My books include: Robert Crumb: Existential Comics, It’s Life As a I See It: Black Cartoonists in Chicago, 1940-1980, Peter Saul: Professional Artist Correspondence, 1945-1976, Return to Romance: The Strange Love Stories of Ogden Whitney (with Frank Santoro), The Collected Hairy Who Publications, Art Out of Time: Unknown Comic Visionaries, 1900-1969, Gary Panter, Art in Time: Unknown Comic Book Adventures, 1940-1980, and co-authored (with Norman Hathaway) Electrical Banana: Masters of Psychedelic Art, and Dorothy and Otis: Designing the American Dream.

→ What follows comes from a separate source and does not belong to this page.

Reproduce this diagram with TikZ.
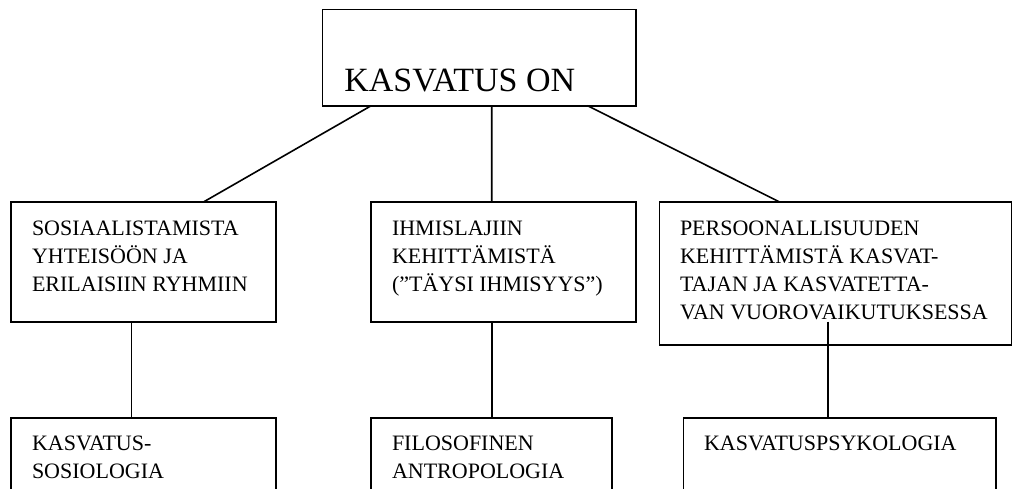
\documentclass[tikz,border=0pt]{standalone}
\usepackage{fontspec}
\setmainfont{Liberation Serif}
\usetikzlibrary{calc}
\tikzset{
  box/.style={draw=black, line width=1.6pt, rectangle, anchor=north west, inner sep=0pt, outer sep=0pt},
  lbl/.style={anchor=base west, inner sep=0pt, outer sep=0pt, align=left, font=\fontsize{22}{28.3}\selectfont},
  toplbl/.style={anchor=base west, inner sep=0pt, outer sep=0pt, font=\fontsize{34}{38}\selectfont},
  link/.style={draw=black, line width=1.6pt}
}
\begin{document}
\begin{tikzpicture}[x=1pt,y=-1pt]
\useasboundingbox (0,0) rectangle (1013,488);
\clip (0,0) rectangle (1013,488);
% boxes
\node[box, minimum width=313.1pt, minimum height=96.4pt] (top) at (322.6,9.3) {};
\node[box, minimum width=265pt, minimum height=120pt] (soc) at (11,201.7) {};
\node[box, minimum width=265pt, minimum height=120pt] (ihm) at (371,201.7) {};
\node[box, minimum width=352.3pt, minimum height=143.3pt] (pers) at (659.3,201.7) {};
\node[box, minimum width=265pt, minimum height=100pt] (sos) at (11,417.7) {};
\node[box, minimum width=240.7pt, minimum height=100pt] (fil) at (371,417.7) {};
\node[box, minimum width=312.4pt, minimum height=100pt] (psy) at (683.3,417.7) {};
% texts (base anchor = baseline of the last line)
\node[toplbl] (ttop) at (344.4,91) {KASVATUS ON};
\node[lbl] (tsoc) at (32,291.6) {SOSIAALISTAMISTA\\YHTEISÖÖN JA\\ERILAISIIN RYHMIIN};
\node[lbl] (tihm) at (392,291.6) {IHMISLAJIIN\\KEHITTÄMISTÄ\\(”TÄYSI IHMISYYS”)};
\node[lbl] (tpers) at (680,319.9) {PERSOONALLISUUDEN\\KEHITTÄMISTÄ KASVAT-\\TAJAN JA KASVATETTA-\\VAN VUOROVAIKUTUKSESSA};
\node[lbl] (tsos) at (32,478.3) {KASVATUS-\\SOSIOLOGIA};
\node[lbl] (tfil) at (392,478.3) {FILOSOFINEN\\ANTROPOLOGIA};
\node[lbl] (tpsy) at (704,450) {KASVATUSPSYKOLOGIA};
% connectors
\draw[link] ([xshift=48.6pt]top.south west) -- ([xshift=193pt]soc.north west);
\draw[link] ([xshift=169.1pt]top.south west) -- ([xshift=120.7pt]ihm.north west);
\draw[link] ([xshift=264.9pt]top.south west) -- ([xshift=119.7pt]pers.north west);
\draw[link] ([xshift=120.3pt]soc.south west) -- ([xshift=120.3pt]sos.north west);
\draw[link] ([xshift=120.7pt]ihm.south west) -- ([xshift=120.7pt]fil.north west);
\coordinate (pstart) at ([xshift=168.4pt, yshift=-120pt]pers.north west);
\draw[link] (pstart) -- ([xshift=144.4pt]psy.north west);
\end{tikzpicture}
\end{document}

As the former Curator at Large for the Jan Shrem and Maria Manetti Shrem Museum of Art, University of California, Davis (2019-2022), I curated monographic exhibitions on artists including Mike Henderson, Kathy Butterly, William T. Wiley, and Mary Heilmann. Other curatorial projects include: What Nerve! Alternative Figures in American Art: 1960 to the Present in Providence and New York, Return of the Repressed: Destroy All Monsters 1973-1977 (co-curated with Mike Kelley) in Los Angeles, Gertrude Abercrombie, New York; Red Grooms, Handiwork 1955-2018, New York;  Alan Turner: Paintings 1979-2009, Los Angeles; Samaritans, New York; Karl Wirsum: Drawings 1967-1970 in New York; Suellen Rocca: Bare Shouldered Beauty in New York; Macronauts for the Athens 2007 Biennale in Greece; Jeremy Anderson: “Taking the World Apart is Easy, It is Getting it Back Together in an Acceptable Form That is Difficult in Los Angeles; The Passing of Time: Michael Hurson at Work, 1971-2001 in New York; Evelyn Statsinger: Currents, New York. Chicago Comics, 1960s to Now for the Museum of Contemporary Art Chicago; The House That Jack Built, Lucerne, Switzerland; Victor Moscoso: Psychedelic Drawings, 1967-1982 in New York (with Norman Hathaway); Spain Rodrigiuez Hard-Ass Friday Nite, New York; and Roberto Matta All Things Are Changing in All Dimensions, Los Angeles (with Cornelius Tittel); and Elderly Cartoonists Show Their Work: Robert Armstrong & Robert Crumb, San Francisco.

I was a 2021-2022 fellow at the Leon Levy Center for Biography, at the Graduate Center, CUNY and a Dora Maar House Fellow in 2023.

A couple of good interviews: Art21 and Tablet. I live in Brooklyn with my family.